When a company sheds over $100 billion of market value in one day, you sit up and pay attention, especially when that company is one of the largest companies in Europe.
Novo Nordisk (NYSE: NVO), the Danish pharmaceutical giant that launched the semaglutide sold under brand names Ozempic (mainly for treatment of diabetes) and Wegovy (mainly for weight loss management), lost over €60 billion (A$100 billion) in market value on Tuesday after cutting its full-year guidance. It now expects 2025 sales growth of just 8–14%, down from 13–21%. Its shares plunged 22%, and are now down 58% over the last year.
The reason? Not demand. Not efficacy. But competition from legitimate rivals like Eli Lilly and a wave of US copycat compounders making knockoff versions of Ozempic and Wegovy.
At first glance, this has nothing to do with ResMed Inc (ASX: RMD), the sleep apnoea giant whose shares were battered in 2023 as investors feared weight-loss drugs would shrink demand for CPAP machines.
But in markets, perception sometimes matters as much as fundamentals (at least in the short term). And Novo Nordisk's unravelling could subtly reshape (for the better) how investors view ResMed.
What is going on?
The real story here is that Novo is losing control of its market, particularly in the US. Eli Lilly's Zepbound has surged past Wegovy in new prescriptions. And despite an FDA ban on compounded GLP-1 drugs, many Americans are still using them.
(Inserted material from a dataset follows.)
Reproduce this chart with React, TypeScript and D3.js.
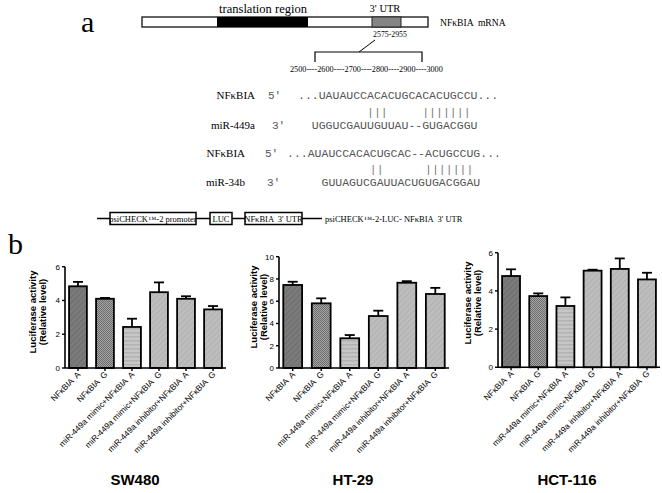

Novo Nordisk is now in litigation mode, trying to protect its turf. That's not the playbook of a company with an unassailable moat.
What this means for ResMed
Fundamentally, nothing has changed. GLP-1 drugs still work. They still help patients lose weight. And obesity remains a key driver of sleep apnoea.
But the narrative has changed. Investors are perhaps starting to realise that weight loss drugs are not necessarily a silver bullet, nor are they the only treatment option for sleep apnoea and that Resmed is one of many solutions to the sleep apnoea problem.
Meanwhile, ResMed has kept delivering. Revenue is growing, margins are holding up, and the company is expanding into software and digital health. Crucially, it's not pretending to be a one-size-fits-all solution. It's part of a broader, long-term healthcare puzzle.
At the time of writing, ResMed shares are up 1.42% for the day and up 33% over the last year, suggesting sentiment may finally be turning.
Foolish Takeaway
Novo Nordisk's crash wasn't about science. It was about market control and copycats. That's bad news for Novo, but potentially good news for ResMed. Not because the threat is gone, but because the narrative has come back down to earth.